• [WHAT IS EXPECTED]:
Exclude the pictures and reproduce the remaining data exactly as written.

• [PROVIDED MATERIAL]:
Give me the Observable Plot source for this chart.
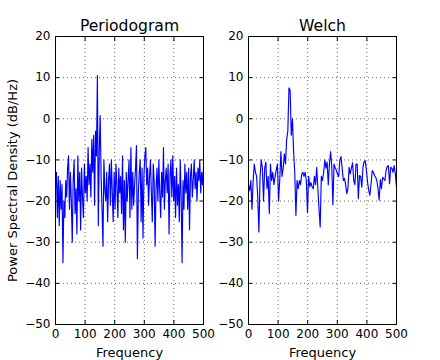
<!DOCTYPE html>
<html><head><meta charset="utf-8">
<script src="https://cdn.jsdelivr.net/npm/d3@7"></script>
<script src="https://cdn.jsdelivr.net/npm/@observablehq/plot@0.6"></script>
<style>
body{margin:0;background:#fff;}
#wrap{position:relative;width:440px;height:360px;display:flex;}
#wrap svg{flex:none;}
</style></head><body><div id="wrap"></div>
<script>
// Periodogram PSD (dB/Hz), evenly spaced from 0 to 500 Hz
const periodogramDb = [
 -17,-13,-24,-14,-26,-15,-22,-16,-35,-20,
 -24,-15,-19,-12,-9,-22,-13,-20,-30,-15,
 -10,-23,-17,-28,-9,-20,-13,-27,-12,-19,
 -24,-11,-18,-14,-20,-7,-16,-11,-19,-5,
 -13,-4,-21,-3,-9,10.5,-26,-8,0.8,-14,
 -22,-31,-10,-17,-20,-13,-25,-15,-11,-21,
 -10,-18,-25,-13,-22,-11,-16,-24,-12,-18,
 -14,-23,-9,-27,-15,-30,-13,-20,-15,-10,
 -24,-7,-22,-13,-21,-16,-12,-6.5,-34,-18,
 -13,-10,-25,-12,-29,-14,-9,-7,-16,-12,
 -21,-14,-10,-18,-25,-11,-15,-31,-17,-12,
 -20,-10,-18,-24,-13,-19,-7,-22,-15,-12,
 -18,-11,-28,-14,-10,-19,-9,-20,-14,-24,
 -12,-21,-16,-25,-10,-19,-35,-15,-22,-11,
 -18,-13,-22,-12,-27,-14,-11,-19,-15,-10,
 -17,-13,-20,-12,-15,-10,-18,-13,-16,-12
];
// Welch PSD (dB/Hz), evenly spaced from 0 to 500 Hz
const welchDb = [
 -16,-17.5,-15,-22,-15,-11,-13,-14,-19,-27.5,
 -14,-10,-12,-20,-12,-10.5,-17,-14,-23,-11,
 -15,-13,-16,-14,-12.5,-11,-20,-15,-8,-14,
 -12,-8.5,-11,-5,-3,7.5,7,-4,0,-8,
 -13,-23.5,-15,-17,
 -15,-16,-13.5,-13,-14,-13,-15,-22.8,-14,-16.5,
 -15.5,-16.5,-17,-14,-16,-11.8,-17,-22,-26.3,-14,
 -15,-13,-10,-12,-10.5,-16,-11,-8,-11.5,-20.9,
 -11,-12,-12.5,-13.5,-14,-10,-9.2,-12,-15,-14.5,
 -16,-18.2,
 -17,-11.8,-13.4,-12,-10.7,-15,-16,-11,-11,-19.4,
 -13.8,-14,-16.6,-11.8,-10.4,-10.2,-12.6,-15.5,-17.4,-18.6,
 -15.8,-12.6,-13,-13.8,-14.2,-15,-17,-19.8,-14.8,-17,
 -14.2,-14.6,-15,-12.5,-11.6,-11.4,-15.8,-11.8,-12,-13,
 -11.4,-13.5,-16.6
];
const xTicks = [0, 100, 200, 300, 400, 500];
const yTicks = [-50, -40, -30, -20, -10, 0, 10, 20];
const titles = ["Periodogram", "Welch"];
const xLabel = "Frequency";
const yLabel = "Power Spectral Density (dB/Hz)";
const fMax = 500;

const fmt = d => d < 0 ? "\u2212" + (-d) : String(d);
const gridStyle = {stroke: "#000", strokeOpacity: 1, strokeWidth: 0.6, strokeDasharray: "1,3"};

function panel(values, title, ml, mr, showYLabel) {
  const n = values.length;
  const data = values.map((v, i) => ({f: i * fMax / (n - 1), db: v}));
  return Plot.plot({
    width: 220, height: 360,
    marginLeft: ml, marginRight: mr, marginTop: 36, marginBottom: 36,
    x: {domain: [0, 500]},
    y: {domain: [-50, 20]},
    style: {fontFamily: "DejaVu Sans", fontSize: "12px", background: "transparent", overflow: "visible", color: "#000"},
    marks: [
      Plot.gridX(xTicks, gridStyle),
      Plot.gridY(yTicks, gridStyle),
      Plot.line(data, {x: "f", y: "db", stroke: "#0000ff", strokeWidth: 1.15}),
      Plot.axisX(xTicks, {anchor: "bottom", tickSize: 0, tickPadding: 5, label: null, tickFormat: fmt, fontSize: 12}),
      Plot.axisX(xTicks, {anchor: "bottom", tickSize: 4, insetBottom: 4, fill: "none", label: null}),
      Plot.axisX(xTicks, {anchor: "top", tickSize: 4, insetTop: 4, fill: "none", label: null}),
      Plot.axisY(yTicks, {anchor: "left", tickSize: 0, tickPadding: 5, label: null, tickFormat: fmt, fontSize: 12}),
      Plot.axisY(yTicks, {anchor: "left", tickSize: 4, insetLeft: 4, fill: "none", label: null}),
      Plot.axisY(yTicks, {anchor: "right", tickSize: 4, insetRight: 4, fill: "none", label: null}),
      Plot.frame({stroke: "#000", strokeWidth: 1}),
      Plot.text([title], {frameAnchor: "top", dy: -11, lineAnchor: "middle", textAnchor: "middle", fontSize: 15.6, text: d => d}),
      Plot.text([xLabel], {frameAnchor: "bottom", dy: 28.5, lineAnchor: "middle", textAnchor: "middle", fontSize: 13, text: d => d}),
      showYLabel ? Plot.text([yLabel], {frameAnchor: "left", dx: -43, rotate: -90, lineAnchor: "middle", textAnchor: "middle", fontSize: 13, text: d => d}) : null
    ]
  });
}

const wrap = document.getElementById("wrap");
wrap.appendChild(panel(periodogramDb, titles[0], 55, 17, true));
wrap.appendChild(panel(welchDb, titles[1], 28, 44, false));
</script>
</body></html>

• [COMPLETE OUTPUT]:
Give me the Observable Plot source for this chart.
<!DOCTYPE html>
<html><head><meta charset="utf-8">
<script src="https://cdn.jsdelivr.net/npm/d3@7"></script>
<script src="https://cdn.jsdelivr.net/npm/@observablehq/plot@0.6"></script>
<style>
body{margin:0;background:#fff;}
#wrap{position:relative;width:440px;height:360px;display:flex;}
#wrap svg{flex:none;}
</style></head><body><div id="wrap"></div>
<script>
// Periodogram PSD (dB/Hz), evenly spaced from 0 to 500 Hz
const periodogramDb = [
 -17,-13,-24,-14,-26,-15,-22,-16,-35,-20,
 -24,-15,-19,-12,-9,-22,-13,-20,-30,-15,
 -10,-23,-17,-28,-9,-20,-13,-27,-12,-19,
 -24,-11,-18,-14,-20,-7,-16,-11,-19,-5,
 -13,-4,-21,-3,-9,10.5,-26,-8,0.8,-14,
 -22,-31,-10,-17,-20,-13,-25,-15,-11,-21,
 -10,-18,-25,-13,-22,-11,-16,-24,-12,-18,
 -14,-23,-9,-27,-15,-30,-13,-20,-15,-10,
 -24,-7,-22,-13,-21,-16,-12,-6.5,-34,-18,
 -13,-10,-25,-12,-29,-14,-9,-7,-16,-12,
 -21,-14,-10,-18,-25,-11,-15,-31,-17,-12,
 -20,-10,-18,-24,-13,-19,-7,-22,-15,-12,
 -18,-11,-28,-14,-10,-19,-9,-20,-14,-24,
 -12,-21,-16,-25,-10,-19,-35,-15,-22,-11,
 -18,-13,-22,-12,-27,-14,-11,-19,-15,-10,
 -17,-13,-20,-12,-15,-10,-18,-13,-16,-12
];
// Welch PSD (dB/Hz), evenly spaced from 0 to 500 Hz
const welchDb = [
 -16,-17.5,-15,-22,-15,-11,-13,-14,-19,-27.5,
 -14,-10,-12,-20,-12,-10.5,-17,-14,-23,-11,
 -15,-13,-16,-14,-12.5,-11,-20,-15,-8,-14,
 -12,-8.5,-11,-5,-3,7.5,7,-4,0,-8,
 -13,-23.5,-15,-17,
 -15,-16,-13.5,-13,-14,-13,-15,-22.8,-14,-16.5,
 -15.5,-16.5,-17,-14,-16,-11.8,-17,-22,-26.3,-14,
 -15,-13,-10,-12,-10.5,-16,-11,-8,-11.5,-20.9,
 -11,-12,-12.5,-13.5,-14,-10,-9.2,-12,-15,-14.5,
 -16,-18.2,
 -17,-11.8,-13.4,-12,-10.7,-15,-16,-11,-11,-19.4,
 -13.8,-14,-16.6,-11.8,-10.4,-10.2,-12.6,-15.5,-17.4,-18.6,
 -15.8,-12.6,-13,-13.8,-14.2,-15,-17,-19.8,-14.8,-17,
 -14.2,-14.6,-15,-12.5,-11.6,-11.4,-15.8,-11.8,-12,-13,
 -11.4,-13.5,-16.6
];
const xTicks = [0, 100, 200, 300, 400, 500];
const yTicks = [-50, -40, -30, -20, -10, 0, 10, 20];
const titles = ["Periodogram", "Welch"];
const xLabel = "Frequency";
const yLabel = "Power Spectral Density (dB/Hz)";
const fMax = 500;

const fmt = d => d < 0 ? "\u2212" + (-d) : String(d);
const gridStyle = {stroke: "#000", strokeOpacity: 1, strokeWidth: 0.6, strokeDasharray: "1,3"};

function panel(values, title, ml, mr, showYLabel) {
  const n = values.length;
  const data = values.map((v, i) => ({f: i * fMax / (n - 1), db: v}));
  return Plot.plot({
    width: 220, height: 360,
    marginLeft: ml, marginRight: mr, marginTop: 36, marginBottom: 36,
    x: {domain: [0, 500]},
    y: {domain: [-50, 20]},
    style: {fontFamily: "DejaVu Sans", fontSize: "12px", background: "transparent", overflow: "visible", color: "#000"},
    marks: [
      Plot.gridX(xTicks, gridStyle),
      Plot.gridY(yTicks, gridStyle),
      Plot.line(data, {x: "f", y: "db", stroke: "#0000ff", strokeWidth: 1.15}),
      Plot.axisX(xTicks, {anchor: "bottom", tickSize: 0, tickPadding: 5, label: null, tickFormat: fmt, fontSize: 12}),
      Plot.axisX(xTicks, {anchor: "bottom", tickSize: 4, insetBottom: 4, fill: "none", label: null}),
      Plot.axisX(xTicks, {anchor: "top", tickSize: 4, insetTop: 4, fill: "none", label: null}),
      Plot.axisY(yTicks, {anchor: "left", tickSize: 0, tickPadding: 5, label: null, tickFormat: fmt, fontSize: 12}),
      Plot.axisY(yTicks, {anchor: "left", tickSize: 4, insetLeft: 4, fill: "none", label: null}),
      Plot.axisY(yTicks, {anchor: "right", tickSize: 4, insetRight: 4, fill: "none", label: null}),
      Plot.frame({stroke: "#000", strokeWidth: 1}),
      Plot.text([title], {frameAnchor: "top", dy: -11, lineAnchor: "middle", textAnchor: "middle", fontSize: 15.6, text: d => d}),
      Plot.text([xLabel], {frameAnchor: "bottom", dy: 28.5, lineAnchor: "middle", textAnchor: "middle", fontSize: 13, text: d => d}),
      showYLabel ? Plot.text([yLabel], {frameAnchor: "left", dx: -43, rotate: -90, lineAnchor: "middle", textAnchor: "middle", fontSize: 13, text: d => d}) : null
    ]
  });
}

const wrap = document.getElementById("wrap");
wrap.appendChild(panel(periodogramDb, titles[0], 55, 17, true));
wrap.appendChild(panel(welchDb, titles[1], 28, 44, false));
</script>
</body></html>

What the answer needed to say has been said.